Key points brought up:

  • A date stamp for aerial and satellite images.
  • The source and how the data was recorded.
  • An example provided about having suitable data was in regard to imagery that is used by machine learning.
  • Keeping lineage of records as passed from system to system that is both human and machine readable.
  • Legitimacy of the data i.e., that has not been modified.
  • Temporal consistency and the history of the data and changes over time.

2. What challenges have been faced when trying to get data from another system?

  • The definition of terms used.
  • Data aggregation based on other system’s data.
  • What standard has been complied to e.g. ISO, NZTM.
  • How was the data derived eg manual versus automatically.
  • Geometry being modified by a system.
  • A mixture of IoT data and manually read data, for example rainfall records, dam levels and food on offer records.

3. When you get provided with data how do you know that this is good data set to use in your software tool?

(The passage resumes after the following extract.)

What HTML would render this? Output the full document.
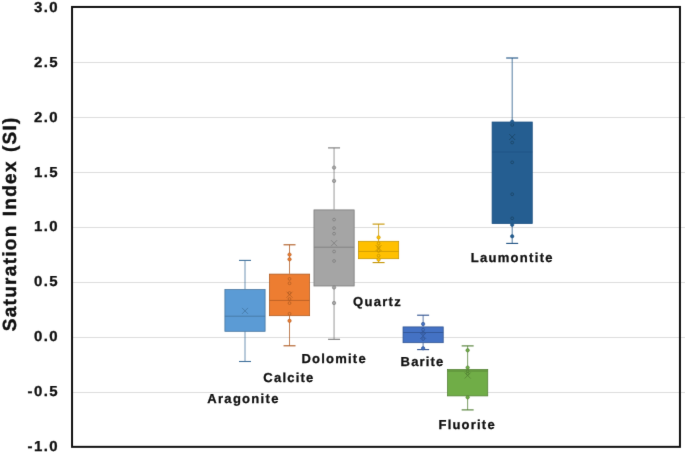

  • Topology issues e.g. knowing whether features should crossover for example paddocks shouldn't.
  • There are no standards so often have scripts to spot mistakes to clean them.
  • The number of decimal places that are used.
  • One challenge is getting enough metadata about data collected in the field.

Summary

The starting point for adding things in needs to be the Australia and New Zealand metadata standards.

We also need:

  • Something in terms of ground sample distance or resolution.
  • The dates of data acquisition and any details about the acquisition device or source.
  • A definition of terms.
  • Coordinate reference systems and rounding.

It would be nice to have:

  • A mechanism to maintain lineage and have a machine-readable version of lineage.
  • A way to capture temporal consistency and legitimacy of the data.
  • Electronic lineage to detect if data was manually or automatically captured.

Cross overs and snapping is likely something that a system will need to apply QA to when consuming the data.

Homework for us:

  1. We will review some standards to see if there are any components that are useful to us. We will either provide this as comments against issue #27 or at a future meeting.

Homework for the participants:

  1. A request for those of you who have some background experience using JSON, there is a pull request, Restructure hierarchy and introduced PlotZoneResource #28. We would like you to review the commits. Let us know so you can be named as a reviewer.

Pull Request #28

  1. At the next meeting we will pick up the discussion about observations and event that have been recorded against spatial entities. What things have occurred to the spatial feature for example fertiliser application, spray record, observation of a species etc. There is a useful data model for doing this called the ADAPT common object model. Please take a look using the link to see if this model is useful for representing observations and events that are used in your business.